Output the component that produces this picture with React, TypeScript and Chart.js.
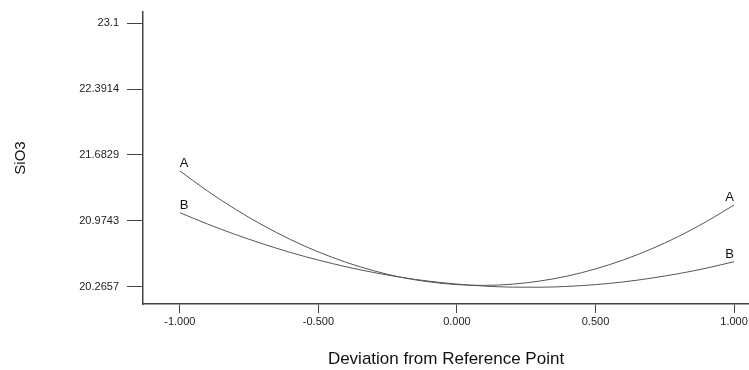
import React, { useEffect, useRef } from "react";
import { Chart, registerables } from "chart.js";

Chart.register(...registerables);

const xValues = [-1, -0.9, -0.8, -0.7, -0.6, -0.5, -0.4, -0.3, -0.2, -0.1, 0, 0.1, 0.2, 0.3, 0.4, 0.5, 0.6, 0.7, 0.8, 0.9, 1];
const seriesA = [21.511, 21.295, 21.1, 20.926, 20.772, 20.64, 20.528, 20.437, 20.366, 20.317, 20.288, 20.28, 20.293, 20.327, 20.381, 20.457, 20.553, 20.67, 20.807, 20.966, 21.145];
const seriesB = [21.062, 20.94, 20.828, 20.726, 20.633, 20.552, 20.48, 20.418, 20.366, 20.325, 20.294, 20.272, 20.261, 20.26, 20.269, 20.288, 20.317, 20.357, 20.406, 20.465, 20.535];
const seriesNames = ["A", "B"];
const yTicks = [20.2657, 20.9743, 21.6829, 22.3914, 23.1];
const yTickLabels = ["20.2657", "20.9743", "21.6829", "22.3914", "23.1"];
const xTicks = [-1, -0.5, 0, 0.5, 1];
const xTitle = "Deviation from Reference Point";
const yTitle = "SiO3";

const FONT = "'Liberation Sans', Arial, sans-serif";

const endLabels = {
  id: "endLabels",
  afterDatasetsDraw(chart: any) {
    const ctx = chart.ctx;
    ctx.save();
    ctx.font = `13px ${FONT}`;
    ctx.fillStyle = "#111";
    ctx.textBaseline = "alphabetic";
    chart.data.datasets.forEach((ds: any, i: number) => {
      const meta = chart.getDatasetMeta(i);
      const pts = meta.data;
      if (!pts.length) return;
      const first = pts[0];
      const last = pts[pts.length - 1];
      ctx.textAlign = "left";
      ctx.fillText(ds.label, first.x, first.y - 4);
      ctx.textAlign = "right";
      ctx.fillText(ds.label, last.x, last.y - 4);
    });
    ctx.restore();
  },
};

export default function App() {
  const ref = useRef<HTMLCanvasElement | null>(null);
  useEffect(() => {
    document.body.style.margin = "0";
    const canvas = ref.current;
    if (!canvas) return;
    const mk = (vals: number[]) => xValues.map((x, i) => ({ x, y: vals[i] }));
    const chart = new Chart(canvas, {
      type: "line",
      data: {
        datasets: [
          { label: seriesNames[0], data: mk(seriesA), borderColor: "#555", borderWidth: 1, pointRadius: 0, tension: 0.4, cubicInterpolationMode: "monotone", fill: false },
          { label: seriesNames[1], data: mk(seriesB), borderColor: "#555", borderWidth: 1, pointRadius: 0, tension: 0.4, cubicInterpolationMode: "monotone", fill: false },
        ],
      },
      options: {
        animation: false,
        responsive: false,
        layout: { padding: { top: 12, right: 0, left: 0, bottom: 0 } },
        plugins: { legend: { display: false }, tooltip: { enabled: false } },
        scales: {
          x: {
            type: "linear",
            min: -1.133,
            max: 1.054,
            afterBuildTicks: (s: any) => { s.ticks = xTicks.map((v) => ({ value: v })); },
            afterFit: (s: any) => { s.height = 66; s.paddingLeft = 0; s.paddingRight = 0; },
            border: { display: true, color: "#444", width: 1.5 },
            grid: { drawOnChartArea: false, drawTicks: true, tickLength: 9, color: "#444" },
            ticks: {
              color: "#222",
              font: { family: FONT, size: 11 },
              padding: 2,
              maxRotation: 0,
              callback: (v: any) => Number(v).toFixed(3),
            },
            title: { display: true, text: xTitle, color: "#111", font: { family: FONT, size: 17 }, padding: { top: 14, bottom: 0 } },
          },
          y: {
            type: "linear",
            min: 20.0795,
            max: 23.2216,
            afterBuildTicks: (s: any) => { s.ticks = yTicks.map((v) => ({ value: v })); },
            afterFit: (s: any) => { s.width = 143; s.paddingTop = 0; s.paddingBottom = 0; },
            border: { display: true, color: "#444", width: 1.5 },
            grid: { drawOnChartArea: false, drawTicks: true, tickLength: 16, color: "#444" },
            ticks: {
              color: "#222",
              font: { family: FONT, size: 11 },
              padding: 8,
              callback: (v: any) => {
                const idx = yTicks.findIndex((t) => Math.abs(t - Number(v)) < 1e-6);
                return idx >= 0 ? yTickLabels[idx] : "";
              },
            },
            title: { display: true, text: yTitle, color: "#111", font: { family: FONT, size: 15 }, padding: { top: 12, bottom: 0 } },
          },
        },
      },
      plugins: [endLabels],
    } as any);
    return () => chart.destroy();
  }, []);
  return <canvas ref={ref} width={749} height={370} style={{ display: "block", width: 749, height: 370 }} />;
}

* * *

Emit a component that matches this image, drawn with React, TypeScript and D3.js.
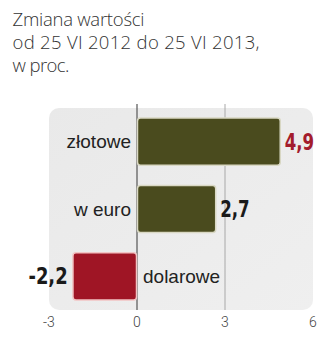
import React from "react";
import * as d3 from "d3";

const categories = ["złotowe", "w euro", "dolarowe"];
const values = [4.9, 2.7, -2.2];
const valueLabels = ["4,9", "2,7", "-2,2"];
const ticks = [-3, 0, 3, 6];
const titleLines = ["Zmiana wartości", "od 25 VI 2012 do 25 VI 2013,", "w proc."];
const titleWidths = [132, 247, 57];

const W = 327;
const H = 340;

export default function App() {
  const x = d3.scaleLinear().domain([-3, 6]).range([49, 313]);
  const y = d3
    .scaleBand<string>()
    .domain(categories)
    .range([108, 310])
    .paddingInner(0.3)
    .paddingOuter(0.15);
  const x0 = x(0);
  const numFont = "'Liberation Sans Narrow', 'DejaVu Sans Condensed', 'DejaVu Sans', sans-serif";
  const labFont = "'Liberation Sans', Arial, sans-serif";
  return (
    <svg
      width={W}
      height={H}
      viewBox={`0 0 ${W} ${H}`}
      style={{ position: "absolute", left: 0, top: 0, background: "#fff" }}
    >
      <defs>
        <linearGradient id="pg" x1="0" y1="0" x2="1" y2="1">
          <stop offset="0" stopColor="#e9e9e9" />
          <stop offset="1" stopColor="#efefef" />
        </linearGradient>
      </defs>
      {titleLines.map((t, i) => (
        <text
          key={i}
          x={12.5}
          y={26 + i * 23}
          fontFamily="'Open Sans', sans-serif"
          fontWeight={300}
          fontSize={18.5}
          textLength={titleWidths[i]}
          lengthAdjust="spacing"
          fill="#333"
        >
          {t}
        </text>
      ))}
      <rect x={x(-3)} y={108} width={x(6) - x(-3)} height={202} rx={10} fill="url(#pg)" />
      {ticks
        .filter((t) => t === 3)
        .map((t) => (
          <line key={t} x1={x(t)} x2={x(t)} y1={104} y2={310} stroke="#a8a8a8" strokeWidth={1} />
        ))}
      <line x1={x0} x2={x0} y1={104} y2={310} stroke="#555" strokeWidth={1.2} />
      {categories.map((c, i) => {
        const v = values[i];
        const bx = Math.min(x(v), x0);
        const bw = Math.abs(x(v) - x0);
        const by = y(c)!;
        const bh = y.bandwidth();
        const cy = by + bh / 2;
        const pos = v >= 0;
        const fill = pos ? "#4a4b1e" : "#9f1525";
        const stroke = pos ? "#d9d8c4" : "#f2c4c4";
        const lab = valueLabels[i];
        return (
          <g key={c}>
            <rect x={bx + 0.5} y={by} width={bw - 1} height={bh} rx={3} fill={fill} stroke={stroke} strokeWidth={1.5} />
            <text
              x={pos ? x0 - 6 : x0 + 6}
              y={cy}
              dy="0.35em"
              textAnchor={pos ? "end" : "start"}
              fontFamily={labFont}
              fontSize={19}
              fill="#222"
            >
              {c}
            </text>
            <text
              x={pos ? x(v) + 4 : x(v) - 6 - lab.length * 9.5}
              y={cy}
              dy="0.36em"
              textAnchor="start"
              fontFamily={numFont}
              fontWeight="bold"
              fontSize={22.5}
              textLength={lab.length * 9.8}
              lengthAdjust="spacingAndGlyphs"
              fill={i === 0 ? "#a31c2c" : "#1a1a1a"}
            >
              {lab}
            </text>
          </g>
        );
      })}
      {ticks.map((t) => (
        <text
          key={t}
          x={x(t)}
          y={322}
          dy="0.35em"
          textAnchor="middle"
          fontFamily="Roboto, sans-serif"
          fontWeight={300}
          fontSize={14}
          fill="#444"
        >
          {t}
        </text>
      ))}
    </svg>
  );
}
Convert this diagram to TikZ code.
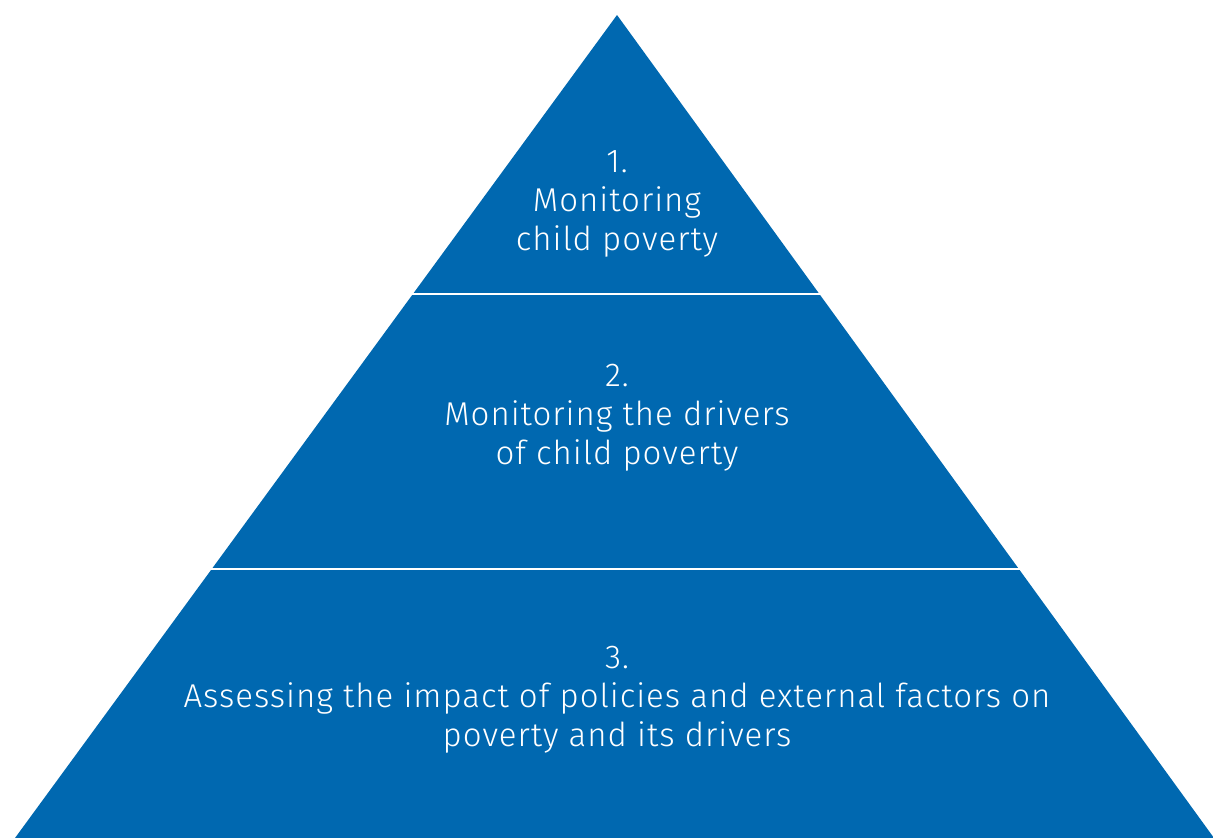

* **Task directions**: Exactly reproduce the lines from the line holding "Output the component" through the line holding "Chart.register(...registerables);", and only those; pictures are to be left out.

* **Solution for this task**:
Output the component that produces this picture with React, TypeScript and Chart.js.
import React, { useEffect, useRef } from "react";
import { Chart, registerables } from "chart.js";

Chart.register(...registerables);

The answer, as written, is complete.